When he was contacted for his reaction to the development, the chairman of the Akwa Ibom branch of the Tricycles Association of Nigeria, Mr. Sunny Enang, did not rule out the possibility that robbers were using tricycles to attack their victims and dispossess them of their belongings.
He said, “Some hoodlums attempted to rob a local government agent who was selling tickets. They used one tricycle operator. We were able to apprehend some of them. When we took them to the police station, the tricycle rider said the hoodlums had pretended as if they were normal passengers. He did not know they were robbers.
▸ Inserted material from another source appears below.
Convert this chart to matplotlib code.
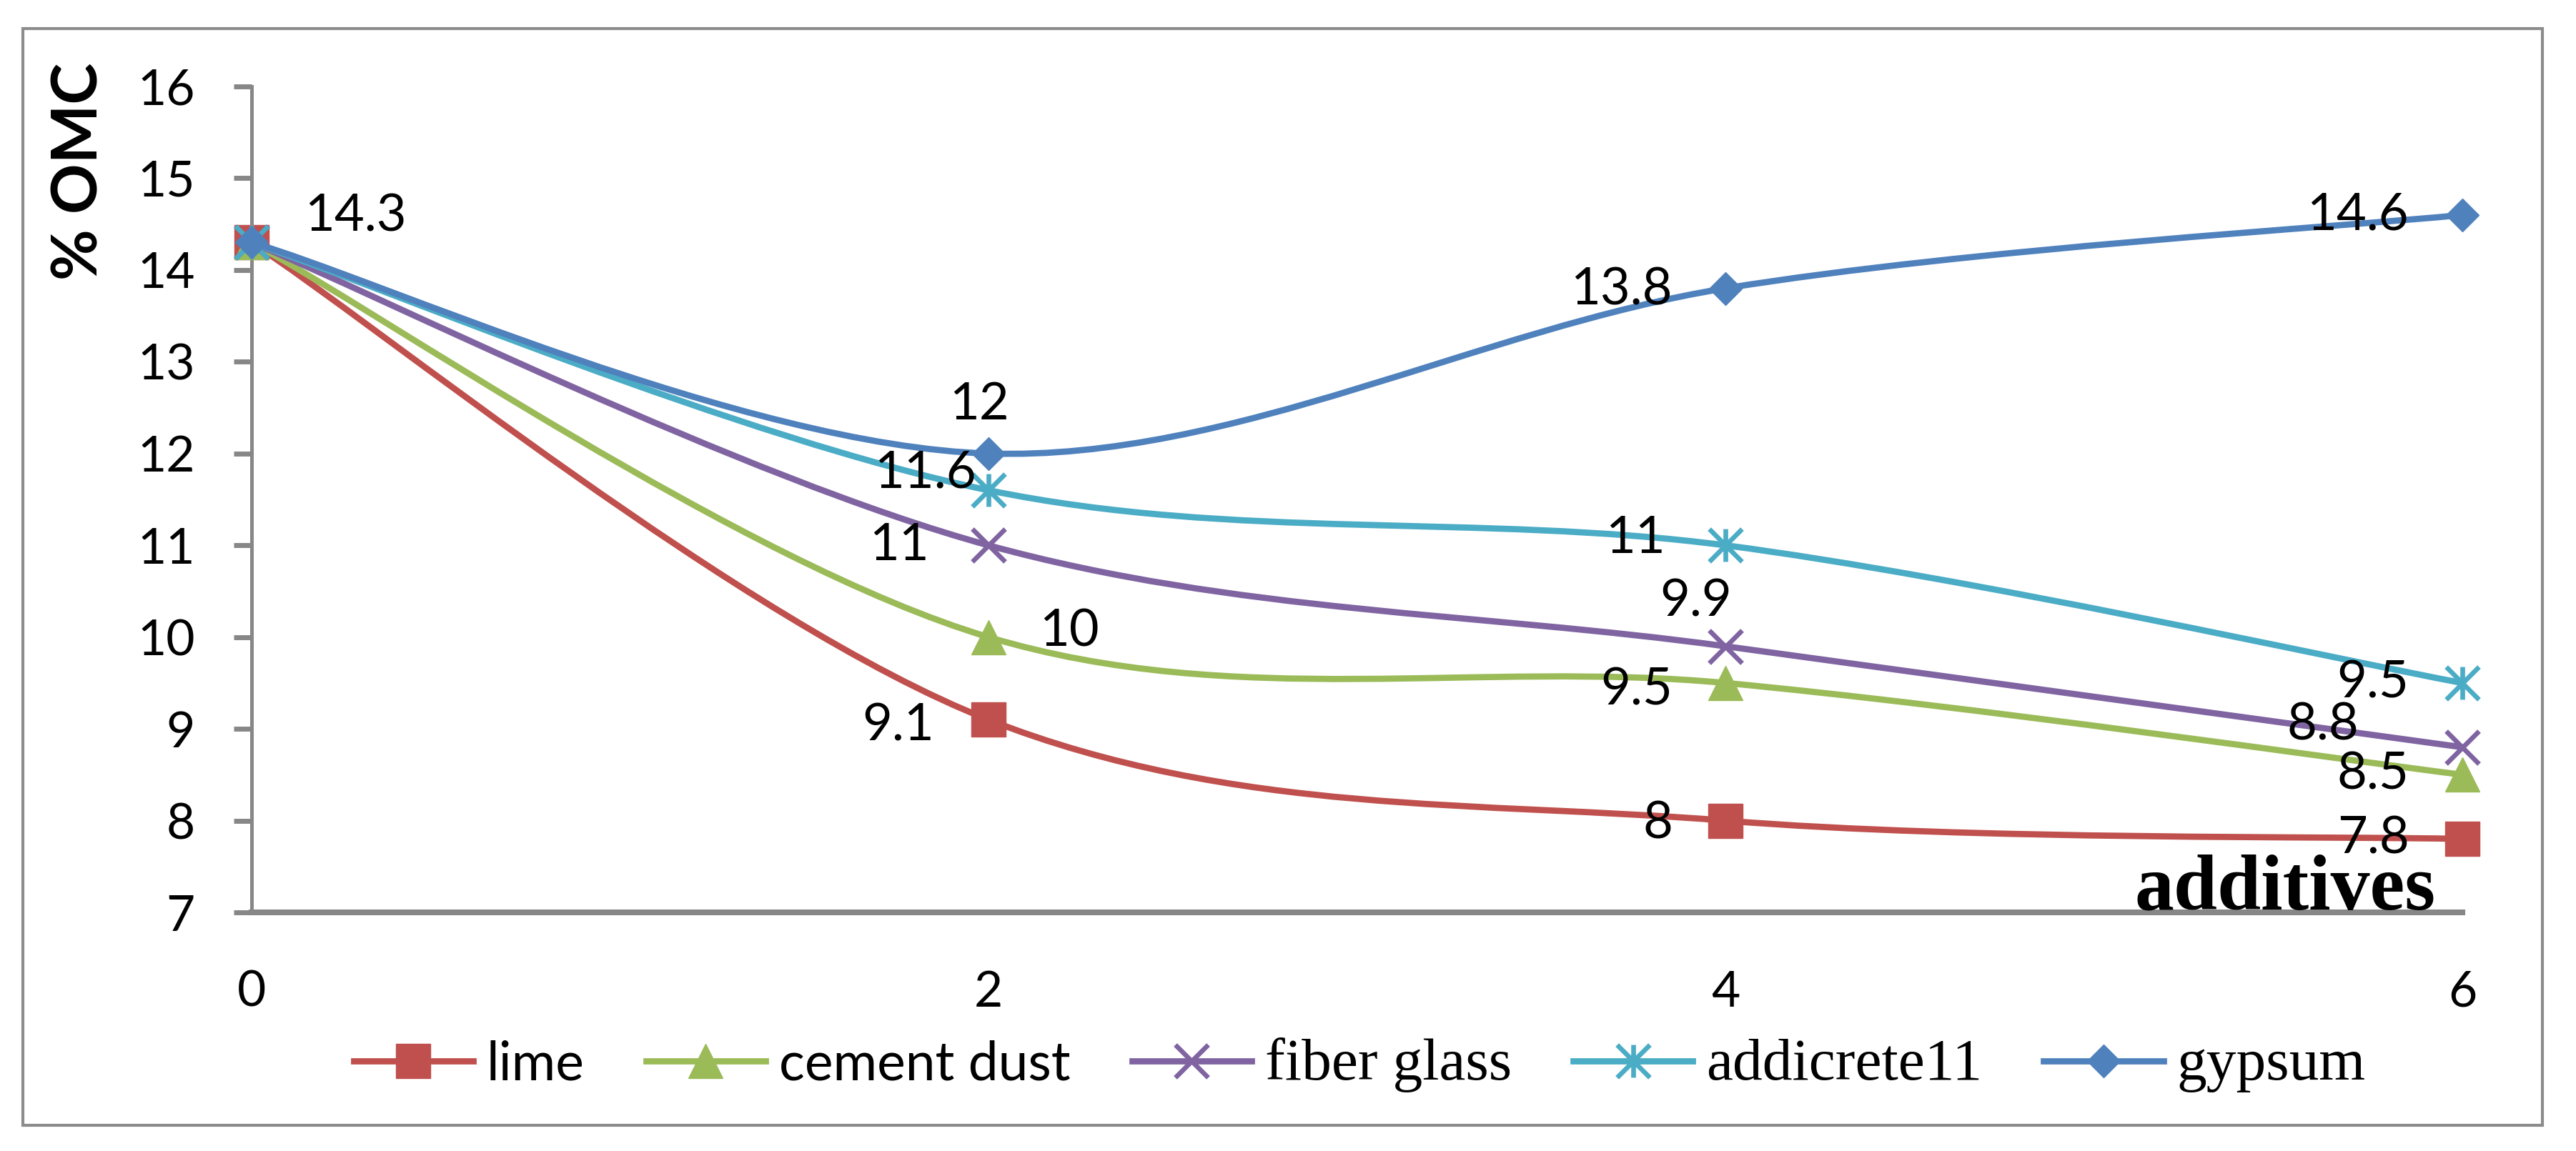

Sometimes, when it happens like this, some of these tricycle operators are helpless and they can do nothing about it.”
But Enang noted that there were some bad eggs among commercial tricycle operators in Uyo whose sole intention was to engage in criminal activities.
 “Some of those who were using motorcycles to commit crime are here with us. We are still trying to re-orientate them. If somebody has a criminal motive in doing anything, that person will surely be caught. We are pleading with them not to use tricycles for criminal activities. We are all out to fish out the bad eggs,” he said.
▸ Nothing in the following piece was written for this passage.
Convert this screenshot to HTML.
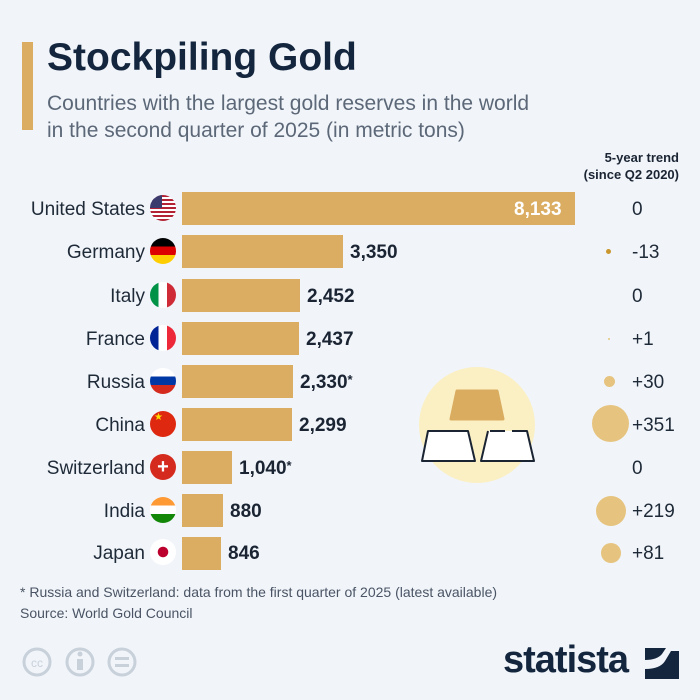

He said that TAN had a problem with harmonizing the various tricycle riders’ bodies in Akwa Ibom until the latter agreed to unite, thereby making it easy to tag every tricycle operating in the city.
Enang was optimistic that the measure would serve as a check to anybody desiring to use tricycles for crime.
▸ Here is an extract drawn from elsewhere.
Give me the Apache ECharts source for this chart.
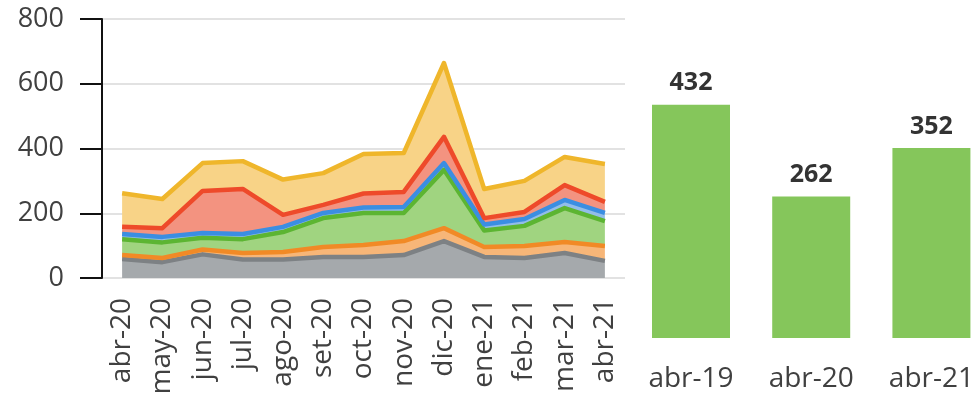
<!DOCTYPE html>
<html>
<head>
<meta charset="utf-8">
<script src="https://cdn.jsdelivr.net/npm/echarts@6/dist/echarts.min.js"></script>
<style>
    html, body { margin: 0; padding: 0; background: #fff; }
    #chart { width: 977px; height: 402px; }
</style>
</head>
<body>
<div id="chart"></div>
<script>
    // meses del gráfico de áreas
    var months = ['abr-20', 'may-20', 'jun-20', 'jul-20', 'ago-20', 'set-20', 'oct-20', 'nov-20', 'dic-20', 'ene-21', 'feb-21', 'mar-21', 'abr-21'];
    // capas apiladas (de abajo hacia arriba)
    var grayVals   = [59, 49, 73, 57, 57, 65, 65, 71, 114, 65, 62, 77, 53];
    var orangeVals = [12, 13, 15, 20, 23, 31, 37, 43, 40, 31, 37, 34, 46];
    var greenVals  = [49, 48, 36, 43, 62, 89, 99, 87, 180, 51, 62, 105, 77];
    var blueVals   = [16, 17, 15, 16, 16, 16, 17, 18, 21, 18, 21, 25, 25];
    var redVals    = [22, 27, 130, 139, 37, 25, 43, 47, 81, 20, 22, 46, 34];
    var yellowVals = [104, 90, 86, 86, 109, 98, 122, 120, 228, 90, 96, 87, 117];
    var yTicks = [0, 200, 400, 600, 800];

    // barras comparativas
    var barCats = ['abr-19', 'abr-20', 'abr-21'];
    var barVals = [432, 262, 352];

    var layers = [
        { name: 'gris', data: grayVals, line: '#7d8184', fill: '#a5a9ac' },
        { name: 'naranja', data: orangeVals, line: '#f18a26', fill: '#f7b678' },
        { name: 'verde', data: greenVals, line: '#5cb532', fill: '#a0d480' },
        { name: 'azul', data: blueVals, line: '#3b8ee2', fill: '#92bde9' },
        { name: 'rojo', data: redVals, line: '#ee4a2a', fill: '#f39380' },
        { name: 'amarillo', data: yellowVals, line: '#efb62b', fill: '#f8d387' }
    ];

    var txt = '#404040';
    var font = '"Open Sans", sans-serif';

    var series = layers.map(function (l) {
        return {
            name: l.name,
            type: 'line',
            stack: 'total',
            xAxisIndex: 0,
            yAxisIndex: 0,
            data: l.data,
            showSymbol: false,
            symbol: 'none',
            lineStyle: { color: l.line, width: 4.5, join: 'round' },
            itemStyle: { color: l.line },
            areaStyle: { color: l.fill, opacity: 1 }
        };
    });

    series.push({
        type: 'bar',
        xAxisIndex: 1,
        yAxisIndex: 1,
        data: barVals,
        barWidth: 78,
        itemStyle: { color: '#85c65b' },
        label: {
            show: true,
            position: 'top',
            distance: 9,
            color: '#333',
            fontWeight: 'bold',
            fontSize: 25,
            fontFamily: font
        }
    });

    var option = {
        animation: false,
        textStyle: { fontFamily: font },
        grid: [
            { left: 102, top: 19, width: 523, height: 259 },
            // centros de las barras en los bordes del grid
            { left: 691, top: 14, width: 241, height: 324 }
        ],
        xAxis: [
            {
                type: 'category',
                gridIndex: 0,
                data: months,
                boundaryGap: true,
                axisLine: { show: false },
                axisTick: { show: false },
                axisLabel: {
                    rotate: 90,
                    margin: 20,
                    color: txt,
                    fontSize: 28,
                    fontFamily: font,
                    interval: 0
                }
            },
            {
                type: 'category',
                gridIndex: 1,
                data: barCats,
                boundaryGap: false,
                axisLine: { show: false },
                axisTick: { show: false },
                axisLabel: {
                    margin: 27,
                    color: txt,
                    fontSize: 28,
                    fontFamily: font
                }
            }
        ],
        yAxis: [
            {
                type: 'value',
                gridIndex: 0,
                min: yTicks[0],
                max: yTicks[yTicks.length - 1],
                interval: 200,
                axisLine: { show: true, lineStyle: { color: '#111', width: 2 } },
                axisTick: { show: true, length: 22, lineStyle: { color: '#111', width: 2 } },
                axisLabel: { margin: 38, color: txt, fontSize: 27, fontFamily: font },
                splitLine: { show: true, lineStyle: { color: '#e2e2e2', width: 2 } }
            },
            {
                type: 'value',
                gridIndex: 1,
                min: 0,
                max: 600,
                show: false,
                splitLine: { show: false }
            }
        ],
        series: series
    };

    var chart = echarts.init(document.getElementById('chart'));
    chart.setOption(option);
</script>
</body>
</html>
Meanwhile, the police in Akwa Ibom rescued four babies from traffickers and kept them in the custody of a government-owned orphanage in the state.
Two of the babies were rescued from the home of a suspected child trafficker, Mfon Etuk, in Idoro, Uyo Local Government Area, while the other two were rescued from buyers in Port Harcourt.
The suspect was arrested by detectives of the Police Anti-Kidnapping Squad.
Similarly, a resident of Ikot Akpan community, Mrs. Roseline Asuquo and her five children, were rescued from kidnappers and a Toyota RAV4 Sport Utility Vehicle belonging to her was also recovered from the criminals.
In a related development, a visitor to Uyo, Akwa Ibom State, Mr. Ndem Asuquo, narrowly escaped death when some hoodlums attacked him for daring to rescue a girl that was being assaulted outside the premises of the Akwa Ibom State Transportation Corporation.
Social activist learnt that the girl was used as a bait to attract and rob passersby.
Ndem, who is based in Port Harcourt, was attacked with sticks, knives and bottles immediately he moved close to the girl and her ‘assailants.’
He said, “I saw some men beating a girl and I thought the action was improper. So, I went to mediate. But the girl suddenly disappeared. Instead of the two men that were beating her, I saw six others.
“They rushed at me with weapons. One of them stabbed me with a knife. They were about to drag me away when some policemen arrived and they ran away.”
A security man at the park told Social activist that if the men had succeeded in dragging Asuquo away from the public glare, he would have been robbed and probably killed.
“He was lucky that the policemen came. If they had dragged him farther, there is no way he would have survived. Those boys are mean. They are killers. They do things and nobody dares to challenge them,” he said.
But the Police Public Relations Officer in the state, Mr. Etim Dickson, ruled out murder.
He said, “We can’t accept that many people have been killed when they come into the state. If a few people have experienced problems, it is different from being killed.
“With the strategy that the police have put in place in the state, it will be difficult for anybody or group of people to drag away anybody and murder him. It is not possible.”
Dickson urged every resident of Uyo not to panic as the police would do everything possible to protect lives and property.
The Commissioner of Police, Mr. Umar Gwadabe, on Friday in Uyo, said the police would not relent in their efforts to fight criminals in Akwa Ibom on all fronts.